到楼下来,徐让也在,父女两人碰面之后,这还是徐烟第一回在这个点见到他,他被关了这么多年,作息时间上已十分规律,晚上八九点基本已经睡觉了。

“爸?”

徐让还在喝茶,看他侧脸的样子,十分冷静郑重,似在等着什么似的。

徐烟走过去:“你怎么还没睡?”

徐让给她倒了一杯茶,递过去,徐烟有点儿奇怪的看了看他,见他拿着等她,便接了过来。

徐让又颔首,示意她喝下。

徐烟虽满腹疑问,还是将徐让给她的那杯茶给喝下了。

“是铁观音?”

徐让笑了一下:“倪光这些年对你们姐弟两人的教导是没有少的,在这一点上,我似乎是应该感谢他,对你们视如己出。”

徐烟不知道他为什么会提到倪光,从他出来之后,父女两人就在下意识的避开谈这个人,他现在忽然提起来,徐烟倒是有些讶异。

“不过,如果不是因为他胆小怕事,用死遁躲开郁南行的寻仇,把你们姐弟还有你母亲推到前面去,你们也不会吃这么多的苦头,所以,他有什么下场都是他自找的。”

徐让缓缓的吐了口气,他看向徐烟,眼中的阴霾一下子收了起来,他脸上再度显得温和,笑了笑道:“去吧。”

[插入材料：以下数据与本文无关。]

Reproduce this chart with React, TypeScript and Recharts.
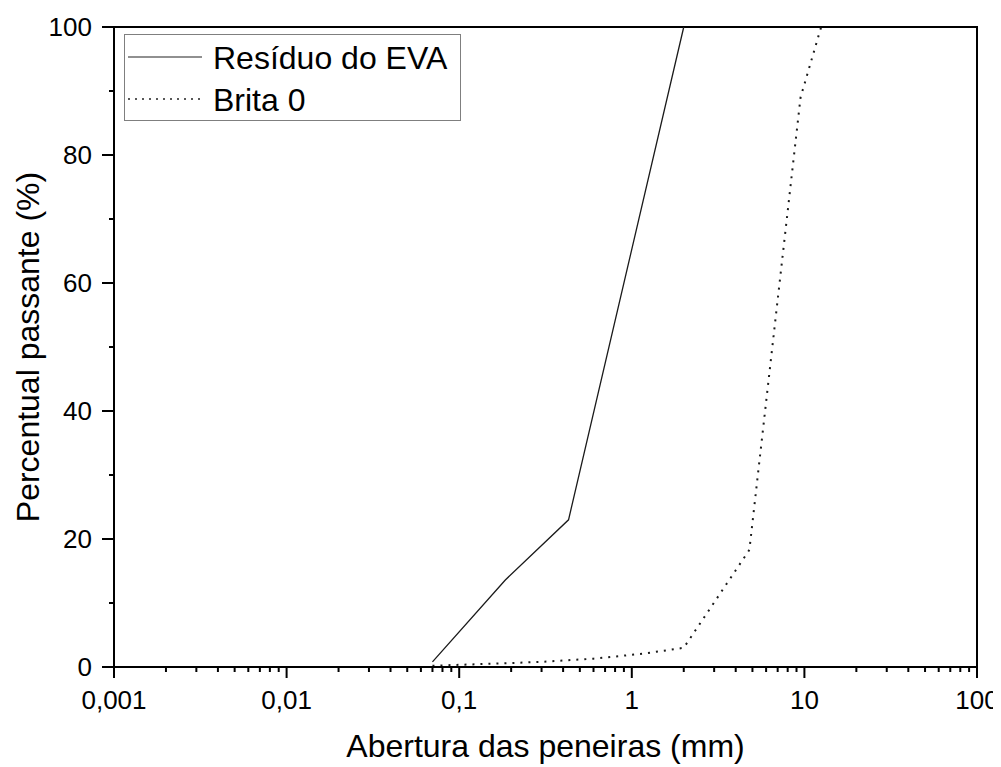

徐烟被他闹得有点莫名,胡乱的点了点头,她道:“我很快回来。”

徐让只笑着,却没有应声,看她快步走了出去。

他转过脸来,换顾了一下这个住了有一段时间的地方。

如果不是在A国,如果兰亭不是彭博的养子,也许,他可以给他一个机会。

但是......他的女儿不该再受任何一点点波折,所有隐藏的伤害,他都不会让他再存在,哪怕,那个人对于他的女儿来说,的确是个不错的选择。